● Information shown:

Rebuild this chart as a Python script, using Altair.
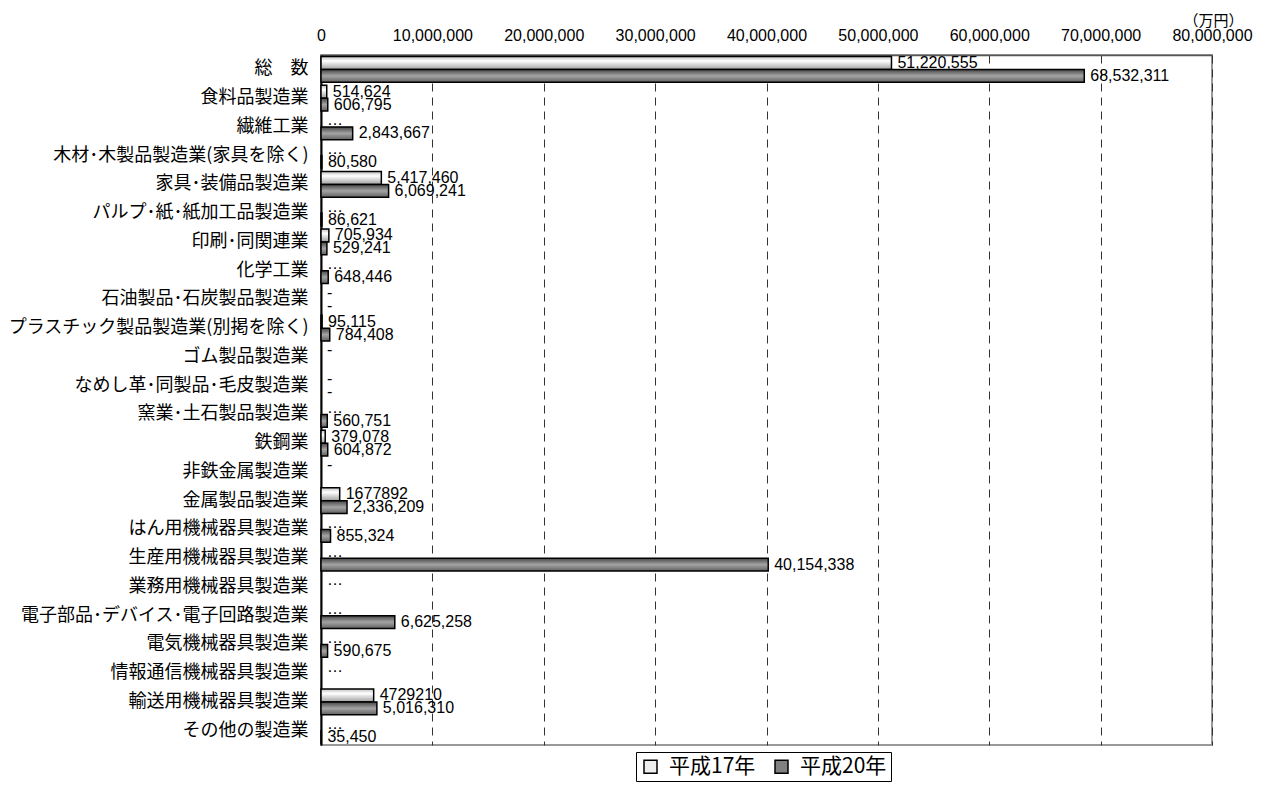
import altair as alt
import pandas as pd

categories = [
    "総　数", "食料品製造業", "繊維工業", "木材･木製品製造業(家具を除く)",
    "家具･装備品製造業", "パルプ･紙･紙加工品製造業", "印刷･同関連業", "化学工業",
    "石油製品･石炭製品製造業", "プラスチック製品製造業(別掲を除く)", "ゴム製品製造業",
    "なめし革･同製品･毛皮製造業", "窯業･土石製品製造業", "鉄鋼業", "非鉄金属製造業",
    "金属製品製造業", "はん用機械器具製造業", "生産用機械器具製造業", "業務用機械器具製造業",
    "電子部品･デバイス･電子回路製造業", "電気機械器具製造業", "情報通信機械器具製造業",
    "輸送用機械器具製造業", "その他の製造業",
]
series = ["平成17年", "平成20年"]

h17_values = [51220555, 514624, None, None, 5417460, None, 705934, None, None, 95115,
              None, None, None, 379078, None, 1677892, None, None, None, None, None, None,
              4729210, None]
h17_labels = ["51,220,555", "514,624", "…", "…", "5,417,460", "…", "705,934", "…", "-",
              "95,115", "-", "-", "…", "379,078", "-", "1677892", "…", "…", "…", "…", "…",
              "…", "4729210", "…"]
h20_values = [68532311, 606795, 2843667, 80580, 6069241, 86621, 529241, 648446, None,
              784408, None, None, 560751, 604872, None, 2336209, 855324, 40154338, None,
              6625258, 590675, None, 5016310, 35450]
h20_labels = ["68,532,311", "606,795", "2,843,667", "80,580", "6,069,241", "86,621",
              "529,241", "648,446", "-", "784,408", "", "-", "560,751", "604,872", "",
              "2,336,209", "855,324", "40,154,338", "", "6,625,258", "590,675", "",
              "5,016,310", "35,450"]

x_ticks = [0, 10000000, 20000000, 30000000, 40000000, 50000000, 60000000, 70000000, 80000000]

rows = []
for s, vals, labs in [(series[0], h17_values, h17_labels), (series[1], h20_values, h20_labels)]:
    for c, v, l in zip(categories, vals, labs):
        rows.append({"category": c, "series": s, "value": v, "label": l,
                     "xpos": v if v is not None else 0})
df = pd.DataFrame(rows)

PLOT_W, PLOT_H = 891, 690

y_enc = alt.Y("category:N", sort=categories,
              scale=alt.Scale(paddingInner=0.1, paddingOuter=0.05),
              axis=alt.Axis(title=None, labelFont="Noto Sans CJK JP", labelFontSize=18,
                            labelColor="black", labelPadding=13, ticks=False, tickSize=0,
                            domainColor="black", domainWidth=2, labelLimit=500))
x_enc = alt.X("xpos:Q",
              scale=alt.Scale(domain=[0, 80000000], nice=False),
              axis=alt.Axis(orient="top", values=x_ticks, format=",d",
                            labelFont="Liberation Sans", labelFontSize=16, labelColor="black",
                            labelPadding=12, ticks=False, tickSize=0,
                            domainColor="#555555", domainWidth=1.5,
                            grid=True, gridColor="#333333", gridDash=[8, 6], gridWidth=1,
                            title="（万円）", titleFont="Noto Sans CJK JP", titleFontSize=15,
                            titleFontWeight="normal", titleColor="black",
                            titleX=PLOT_W + 31, titleY=-30, titleAlign="right",
                            titleBaseline="alphabetic", labelFlush=False))
yoff = alt.YOffset("series:N", scale=alt.Scale(domain=series, paddingInner=0, paddingOuter=0))

grad17 = alt.Gradient(gradient="linear", x1=0, y1=0, x2=0, y2=1, stops=[
    alt.GradientStop(offset=0, color="#c0c0c0"),
    alt.GradientStop(offset=0.35, color="#ffffff"),
    alt.GradientStop(offset=1, color="#a0a0a0"),
])
grad20 = alt.Gradient(gradient="linear", x1=0, y1=0, x2=0, y2=1, stops=[
    alt.GradientStop(offset=0, color="#444444"),
    alt.GradientStop(offset=0.5, color="#a4a4a4"),
    alt.GradientStop(offset=1, color="#606060"),
])

base = alt.Chart(df)

bars17 = base.transform_filter(
    (alt.datum.series == series[0]) & (alt.datum.xpos > 0)
).mark_bar(fill=grad17, stroke="black", strokeWidth=1.5).encode(x=x_enc, y=y_enc, yOffset=yoff)

bars20 = base.transform_filter(
    (alt.datum.series == series[1]) & (alt.datum.xpos > 0)
).mark_bar(fill=grad20, stroke="black", strokeWidth=1.5).encode(x=x_enc, y=y_enc, yOffset=yoff)

labels = base.mark_text(align="left", baseline="middle", dx=6, font="Liberation Sans",
                        fontSize=16, color="black").encode(
    x=x_enc, y=y_enc, yOffset=yoff, text="label:N")

legend_layer = base.mark_square(opacity=0).encode(
    x=x_enc, y=y_enc,
    color=alt.Color("series:N", scale=alt.Scale(domain=series, range=["#eeeeee", "#808080"]),
                    legend=alt.Legend(title=None, orient="none", legendX=315,
                                      legendY=PLOT_H + 7, direction="horizontal",
                                      strokeColor="black", padding=4,
                                      labelFont="Noto Sans CJK JP", labelFontSize=21,
                                      labelColor="black", labelOffset=8, columnPadding=15,
                                      symbolType="square", symbolSize=169,
                                      symbolStrokeColor="black", symbolStrokeWidth=1.5,
                                      symbolOpacity=1)))

chart = alt.layer(bars17, bars20, labels, legend_layer).properties(
    width=PLOT_W, height=PLOT_H,
    autosize=alt.AutoSizeParams(type="none"),
    padding={"left": 313, "top": 47, "right": 44, "bottom": 41},
).configure_view(stroke="#999999", strokeWidth=2)

chart.save("out.html", embed_options={"renderer": "svg", "actions": False})
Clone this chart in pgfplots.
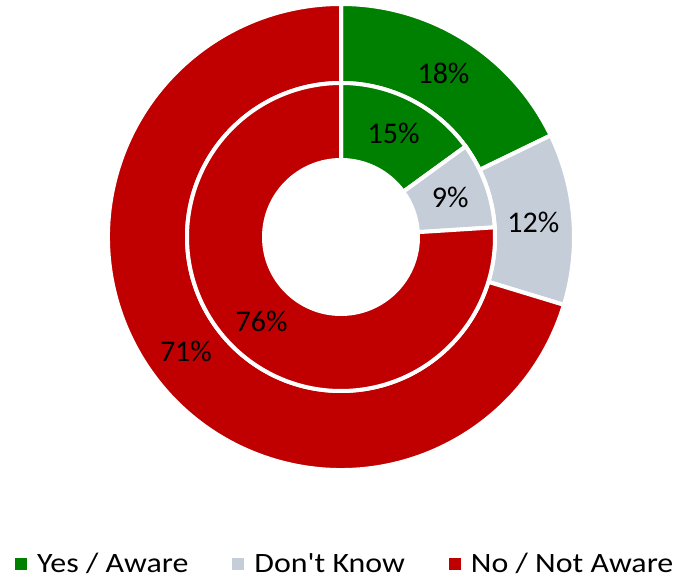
\documentclass[border=0pt]{standalone}
\usepackage{pgfplots}
\pgfplotsset{compat=1.18}
\usepackage{pgfplotstable}
\usepackage{fontspec}
\setmainfont{Carlito}
\newfontfamily\legendfont[FakeStretch=1.14]{Carlito}
\definecolor{cYes}{RGB}{0,128,0}
\definecolor{cDK}{RGB}{197,205,216}
\definecolor{cNo}{RGB}{192,0,0}

\pgfplotstableread{
cat outer inner
Yes 18 15
DK  12 9
No  71 76
}\donutdata

% sector: color, inner radius, outer radius, start angle, end angle
\newcommand{\sector}[5]{%
  \filldraw[fill=#1, draw=white, line width=4bp, line join=miter]
    ([shift={(#4:#3bp)}]axis cs:341,343) arc[start angle=#4, end angle=#5, radius=#3bp]
    -- ([shift={(#5:#2bp)}]axis cs:341,343) arc[start angle=#5, end angle=#4, radius=#2bp]
    -- cycle;}
\newcommand{\seclabel}[3]{% angle, radius, text
  \node[font=\fontsize{30bp}{36bp}\selectfont, inner sep=0pt] at ([shift={(#1:#2bp)}]axis cs:341,343) {#3};}

\begin{document}
\begin{tikzpicture}
\pgfplotstablegetelem{0}{outer}\of\donutdata \let\oA\pgfplotsretval
\pgfplotstablegetelem{1}{outer}\of\donutdata \let\oB\pgfplotsretval
\pgfplotstablegetelem{2}{outer}\of\donutdata \let\oC\pgfplotsretval
\pgfplotstablegetelem{0}{inner}\of\donutdata \let\iA\pgfplotsretval
\pgfplotstablegetelem{1}{inner}\of\donutdata \let\iB\pgfplotsretval
\pgfplotstablegetelem{2}{inner}\of\donutdata \let\iC\pgfplotsretval
\pgfmathsetmacro{\oT}{\oA+\oB+\oC}
\pgfmathsetmacro{\oaE}{90-360*\oA/\oT}
\pgfmathsetmacro{\obE}{\oaE-360*\oB/\oT}
\pgfmathsetmacro{\iT}{\iA+\iB+\iC}
\pgfmathsetmacro{\iaE}{90-360*\iA/\iT}
\pgfmathsetmacro{\ibE}{\iaE-360*\iB/\iT}
\pgfmathsetmacro{\oaM}{(90+\oaE)/2}
\pgfmathsetmacro{\obM}{(\oaE+\obE)/2}
\pgfmathsetmacro{\ocM}{(\obE-270)/2}
\pgfmathsetmacro{\iaM}{(90+\iaE)/2}
\pgfmathsetmacro{\ibM}{(\iaE+\ibE)/2}
\pgfmathsetmacro{\icM}{(\ibE-270)/2}
\begin{axis}[
  scale only axis, width=680bp, height=580bp,
  xmin=0, xmax=680, ymin=0, ymax=580,
  hide axis, clip=false,
  legend columns=3,
  legend style={at={(axis cs:15,16)}, anchor=west, draw=none, fill=none,
    inner sep=0pt, nodes={inner sep=0pt},
    font=\legendfont\fontsize{28bp}{32bp}\selectfont,
    /tikz/every even column/.append style={column sep=44bp},
    /tikz/every odd column/.append style={column sep=10bp}},
  legend image code/.code={\fill[#1] (0bp,-6bp) rectangle (12bp,6bp);},
]
\path (axis cs:0,0) rectangle (axis cs:680,580);
\addlegendimage{fill=cYes, draw=none}
\addlegendentry{Yes / Aware}
\addlegendimage{fill=cDK, draw=none}
\addlegendentry{Don't Know}
\addlegendimage{fill=cNo, draw=none}
\addlegendentry{No / Not Aware}

% outer ring
\sector{cYes}{154}{233}{90}{\oaE}
\sector{cDK}{154}{233}{\oaE}{\obE}
\sector{cNo}{154}{233}{\obE}{-270}
% inner ring
\sector{cYes}{77}{154}{90}{\iaE}
\sector{cDK}{77}{154}{\iaE}{\ibE}
\sector{cNo}{77}{154}{\ibE}{-270}

\seclabel{\oaM}{193}{18\%}
\seclabel{\obM}{193}{12\%}
\seclabel{\ocM}{193}{71\%}
\seclabel{\iaM}{116}{15\%}
\seclabel{\ibM}{116}{9\%}
\seclabel{\icM}{116}{76\%}
\end{axis}
\end{tikzpicture}
\end{document}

● Work to be completed: Return exactly what appears from the opening line of the material through the line with "60000000, 70000000, 80000000]", apart from the pictures.

● Written answer:
Rebuild this chart as a Python script, using Altair.
import altair as alt
import pandas as pd

categories = [
    "総　数", "食料品製造業", "繊維工業", "木材･木製品製造業(家具を除く)",
    "家具･装備品製造業", "パルプ･紙･紙加工品製造業", "印刷･同関連業", "化学工業",
    "石油製品･石炭製品製造業", "プラスチック製品製造業(別掲を除く)", "ゴム製品製造業",
    "なめし革･同製品･毛皮製造業", "窯業･土石製品製造業", "鉄鋼業", "非鉄金属製造業",
    "金属製品製造業", "はん用機械器具製造業", "生産用機械器具製造業", "業務用機械器具製造業",
    "電子部品･デバイス･電子回路製造業", "電気機械器具製造業", "情報通信機械器具製造業",
    "輸送用機械器具製造業", "その他の製造業",
]
series = ["平成17年", "平成20年"]

h17_values = [51220555, 514624, None, None, 5417460, None, 705934, None, None, 95115,
              None, None, None, 379078, None, 1677892, None, None, None, None, None, None,
              4729210, None]
h17_labels = ["51,220,555", "514,624", "…", "…", "5,417,460", "…", "705,934", "…", "-",
              "95,115", "-", "-", "…", "379,078", "-", "1677892", "…", "…", "…", "…", "…",
              "…", "4729210", "…"]
h20_values = [68532311, 606795, 2843667, 80580, 6069241, 86621, 529241, 648446, None,
              784408, None, None, 560751, 604872, None, 2336209, 855324, 40154338, None,
              6625258, 590675, None, 5016310, 35450]
h20_labels = ["68,532,311", "606,795", "2,843,667", "80,580", "6,069,241", "86,621",
              "529,241", "648,446", "-", "784,408", "", "-", "560,751", "604,872", "",
              "2,336,209", "855,324", "40,154,338", "", "6,625,258", "590,675", "",
              "5,016,310", "35,450"]

x_ticks = [0, 10000000, 20000000, 30000000, 40000000, 50000000, 60000000, 70000000, 80000000]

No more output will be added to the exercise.